If you’re trying to figure out when sleep counts — and when it doesn’t — for overtime purposes now that the companionship exemption is gone, a new Department of Labor resource may help.
The DOL on April 25 issued a Field Assistance Bulletin, “Exclusion of Sleep Time from Hours Worked by Domestic Service Employees,” outlining new home care examples for counting sleep hours in minimum wage and overtime calculations. The bulletin “describes the broadly applicable rules governing under what circumstances an employer may exclude sleep time from an employee’s hours worked under the [Fair Labor Standards Act] and, if exclusion is permissible, how many hours may be excluded, with explanations and examples from the domestic service context,” the document notes.
“It would be stretch to say that the guidance is 100 percent clear and answers all questions that home care employers have,” acknowledges the National Association for Home Care & Hospice.

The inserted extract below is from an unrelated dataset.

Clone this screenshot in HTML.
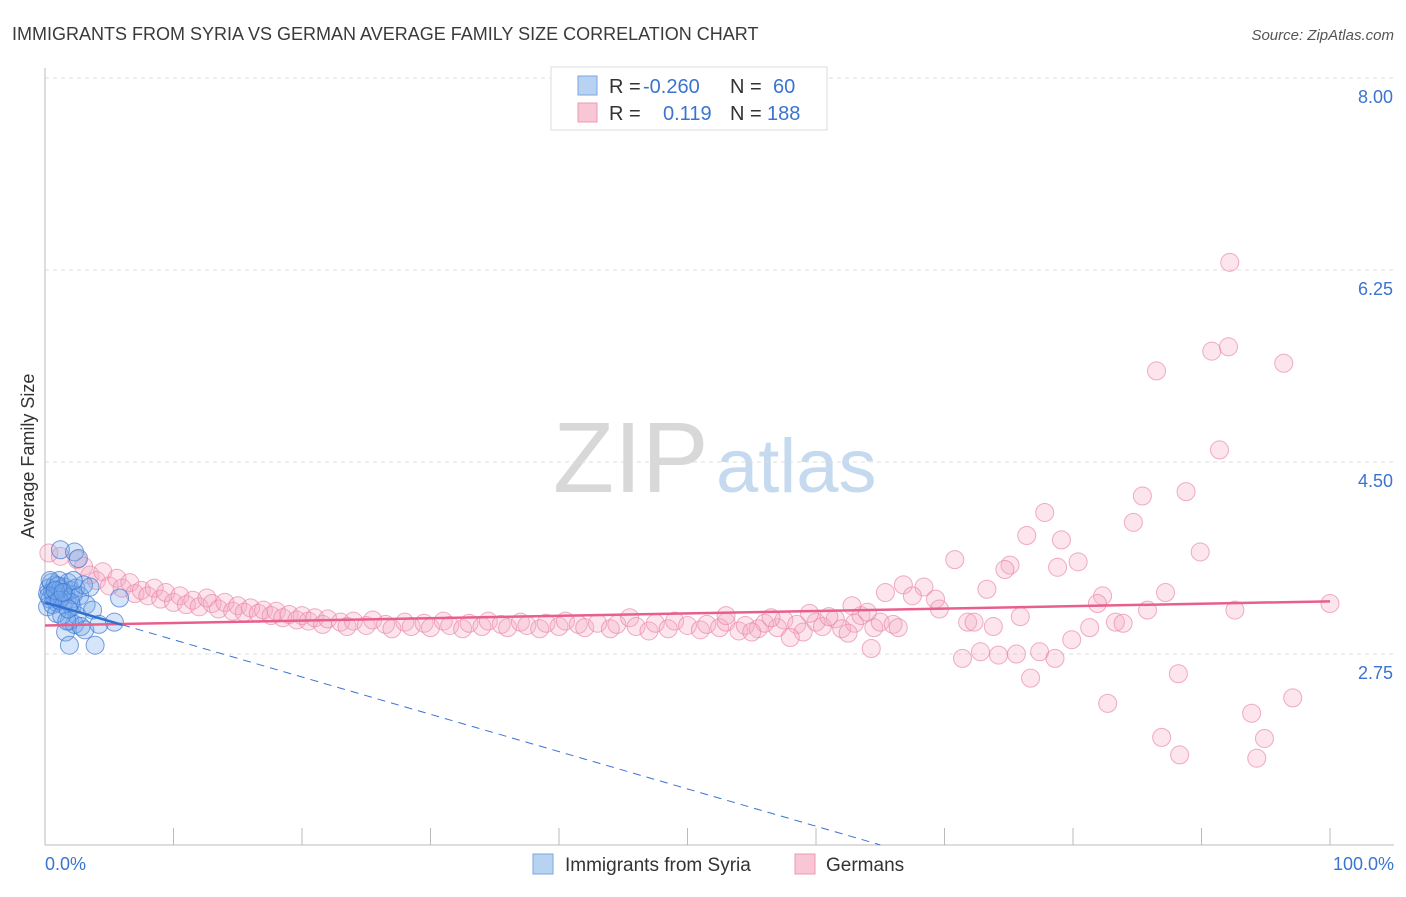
<!DOCTYPE html>
<html><head><meta charset="utf-8"><style>
body{margin:0;background:#fff;font-family:"Liberation Sans",sans-serif;}
svg text{font-family:"Liberation Sans",sans-serif;}
</style></head><body>
<svg id="c" width="1406" height="892" xmlns="http://www.w3.org/2000/svg">
<text x="12" y="40" font-size="18" fill="#3a3a3a">IMMIGRANTS FROM SYRIA VS GERMAN AVERAGE FAMILY SIZE CORRELATION CHART</text>
<text x="1394" y="40" font-size="15" fill="#555" text-anchor="end" font-style="italic">Source: ZipAtlas.com</text>
<g>
<text x="553" y="492" font-size="100" fill="#d8d8d8" font-family="Liberation Serif">ZIP</text>
<text x="716" y="492" font-size="76" fill="#c5d9ef">atlas</text>
</g>
<g id="grid"></g>
<g id="axes"></g>
<g id="pinkPts"></g>
<g id="bluePts"></g>
<g id="trends"></g>
<text x="34" y="456" font-size="18" fill="#333" text-anchor="middle" transform="rotate(-90 34 456)">Average Family Size</text>
<text x="45" y="870" font-size="18" fill="#3b74d0">0.0%</text>
<text x="1394" y="870" font-size="18" fill="#3b74d0" text-anchor="end">100.0%</text>
<g>
<rect x="551" y="67" width="276" height="63" fill="#fff" stroke="#ddd"/>
<rect x="578" y="76" width="19" height="19" fill="#b8d2f2" stroke="#7aa6e0"/>
<rect x="578" y="103" width="19" height="19" fill="#f8c6d4" stroke="#eb9ab1"/>
<text x="609" y="93" font-size="20" fill="#333">R =</text>
<text x="643" y="93" font-size="20" fill="#3b74d0">-0.260</text>
<text x="730" y="93" font-size="20" fill="#333">N =</text>
<text x="773" y="93" font-size="20" fill="#3b74d0">60</text>
<text x="609" y="120" font-size="20" fill="#333">R =</text>
<text x="663" y="120" font-size="20" fill="#3b74d0">0.119</text>
<text x="730" y="120" font-size="20" fill="#333">N =</text>
<text x="767" y="120" font-size="20" fill="#3b74d0">188</text>
</g>
<g>
<rect x="533" y="854" width="20" height="20" fill="#b8d2f2" stroke="#7aa6e0"/>
<text x="565" y="871" font-size="19" fill="#333">Immigrants from Syria</text>
<rect x="795" y="854" width="20" height="20" fill="#f8c6d4" stroke="#eb9ab1"/>
<text x="826" y="871" font-size="19" fill="#333">Germans</text>
</g>
</svg>
<script>
const yTicks=[8.00,6.25,4.50,2.75];
const yTickLabels=["8.00","6.25","4.50","2.75"];
const xTicks=[0,10,20,30,40,50,60,70,80,90,100];
const pinkX=[0.3,1.2,2.5,3.0,3.5,4.0,4.5,5.0,5.6,6.0,6.6,7.0,7.5,8.0,8.5,9.0,9.4,10.0,10.5,11.0,11.5,12.0,12.6,13.0,13.5,14.0,14.6,15.0,15.5,16.0,16.6,17.0,17.6,18.0,18.5,19.0,19.6,20.0,20.5,21.0,21.6,22.0,23.0,23.5,24.0,25.0,25.5,26.5,27.0,28.0,28.5,29.5,30.0,31.0,31.5,32.5,33.0,34.0,34.5,35.5,36.0,37.0,37.5,38.5,39.0,40.0,40.5,41.5,42.0,43.0,44.0,44.5,45.5,46.0,47.0,47.5,48.5,49.0,50.0,51.0,51.5,52.5,53.0,54.0,54.5,55.5,56.0,57.0,57.5,58.5,59.0,60.0,60.5,61.5,62.0,63.0,63.5,64.5,65.0,53.0,56.5,59.5,61.0,64.0,55.0,58.0,62.5,66.0,
92.2,90.8,92.1,96.4,86.5,91.4,88.8,85.4,77.8,84.7,76.4,79.1,89.9,70.8,75.1,80.4,78.8,74.7,65.4,66.8,68.4,73.3,82.3,87.2,67.5,69.3,100,92.6,85.8,81.9,75.9,71.8,72.3,73.8,81.3,83.3,83.9,79.9,77.4,78.6,75.6,72.8,71.4,74.2,76.7,88.2,97.1,82.7,93.9,94.9,86.9,88.3,94.3,64.3,62.8,66.4,69.6];
const pinkY=[3.67,3.64,3.61,3.55,3.47,3.42,3.50,3.37,3.44,3.35,3.40,3.30,3.33,3.28,3.35,3.25,3.31,3.22,3.28,3.20,3.24,3.18,3.26,3.21,3.16,3.22,3.14,3.19,3.13,3.17,3.12,3.15,3.10,3.14,3.08,3.11,3.06,3.10,3.05,3.08,3.02,3.07,3.04,3.00,3.05,3.01,3.06,3.02,2.98,3.04,3.00,3.03,2.99,3.05,3.01,2.98,3.03,3.00,3.05,3.02,2.99,3.04,3.01,2.98,3.03,3.00,3.05,3.02,2.99,3.03,2.98,3.02,3.08,3.00,2.96,3.03,2.98,3.05,3.01,2.97,3.02,2.99,3.04,2.96,3.01,2.98,3.03,2.99,3.06,3.02,2.95,3.04,3.00,3.07,2.98,3.03,3.10,2.99,3.04,3.10,3.08,3.12,3.09,3.13,2.95,2.90,2.94,3.02,
6.32,5.51,5.55,5.40,5.33,4.61,4.23,4.19,4.04,3.95,3.83,3.79,3.68,3.61,3.56,3.59,3.54,3.52,3.31,3.38,3.36,3.34,3.28,3.31,3.28,3.25,3.21,3.15,3.15,3.21,3.09,3.04,3.04,3.00,2.99,3.04,3.03,2.88,2.77,2.71,2.75,2.77,2.71,2.74,2.53,2.57,2.35,2.30,2.21,1.98,1.99,1.83,1.80,2.80,3.19,2.99,3.16];
const blueX=[0.2,0.3,0.4,0.5,0.6,0.7,0.8,0.9,1.0,1.1,1.2,1.2,1.3,1.4,1.5,1.6,1.6,1.7,1.8,1.9,1.9,2.0,2.1,2.2,2.3,2.3,2.4,2.5,2.6,2.7,2.8,3.0,3.1,3.2,3.5,3.7,3.9,4.2,5.4,5.8,0.2,0.4,0.6,0.9,1.0,1.3,1.7,2.0,2.2,0.3,0.8,1.1,1.4,1.8];
const blueY=[3.30,3.35,3.25,3.40,3.32,3.28,3.38,3.22,3.30,3.42,3.34,3.70,3.27,3.20,3.36,3.31,2.95,3.25,3.40,2.83,3.05,3.33,3.18,3.29,3.68,3.02,3.35,3.10,3.62,3.28,3.00,3.38,2.97,3.20,3.36,3.15,2.83,3.02,3.04,3.26,3.18,3.42,3.20,3.12,3.37,3.10,3.05,3.22,3.42,3.28,3.33,3.24,3.31,3.16];
const pinkTrend=[3.01,3.23];
const blueTrend=[3.22,-0.034];
const NS='http://www.w3.org/2000/svg';
function X(p){return 45+p*12.85;}
function Y(v){return 78+(8-v)*109.71;}
function mk(t,a,parent){const e=document.createElementNS(NS,t);for(const k in a)e.setAttribute(k,a[k]);parent.appendChild(e);return e;}
const grid=document.getElementById('grid'),axes=document.getElementById('axes');
yTicks.forEach((v,i)=>{
 const l=mk('line',{x1:45,x2:1394,y1:Y(v),y2:Y(v),stroke:'#ddd','stroke-dasharray':'4,4'},grid);
 
 
 const t=mk('text',{x:1393,y:Y(v)+25,'font-size':18,fill:'#3b74d0','text-anchor':'end'},grid);
 t.textContent=yTickLabels[i];
 
 
});
const ax=mk('line',{x1:45,x2:1394,y1:845,y2:845,stroke:'#bbb'},axes);


const ay=mk('line',{x1:45,x2:45,y1:68,y2:845,stroke:'#bbb'},axes);


xTicks.forEach(p=>{const t=mk('line',{x1:X(p),x2:X(p),y1:828,y2:845,stroke:'#bbb'},axes);
 
 });
const pg=document.getElementById('pinkPts');
pinkX.forEach((p,i)=>{const c=mk('circle',{cx:X(p),cy:Y(pinkY[i]),r:9,fill:'rgba(244,170,195,0.3)',stroke:'rgba(232,130,165,0.65)','stroke-width':1},pg);
 
 });
const bg=document.getElementById('bluePts');
blueX.forEach((p,i)=>{const c=mk('circle',{cx:X(p),cy:Y(blueY[i]),r:9,fill:'rgba(120,170,235,0.3)',stroke:'rgba(60,120,210,0.7)','stroke-width':1},bg);
 
 });
const tg=document.getElementById('trends');
const pt=mk('line',{x1:X(0),y1:Y(pinkTrend[0]),x2:X(100),y2:Y(pinkTrend[1]),stroke:'#e8608a','stroke-width':2.5},tg);


const bEnd=(1.01-blueTrend[0])/blueTrend[1];
const bs=mk('line',{x1:X(0),y1:Y(blueTrend[0]),x2:X(6),y2:Y(blueTrend[0]+blueTrend[1]*6),stroke:'#2f6fd0','stroke-width':2.5},tg);


const bd=mk('line',{x1:X(6),y1:Y(blueTrend[0]+blueTrend[1]*6),x2:X(bEnd),y2:Y(blueTrend[0]+blueTrend[1]*bEnd),stroke:'#3b74d0','stroke-width':1,'stroke-dasharray':'8,6'},tg);


</script>
</body></html>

Warning: “That lack of clarity and comprehensiveness … provide[s] a clear message to employers that caution is essential whenever attempting to rely on the sleep time exclusion to calculate compensable hours worked in home care,” NAHC says in its member newsletter. “Facts matter a lot on this issue. In addition, an employer’s plan on the hours worked and the sleep time excluded may not match reality and reality controls under the FLSA.”
PDF and Text links to the bulletin are at www.dol.gov/Whd/FieldBulletins/index.htm.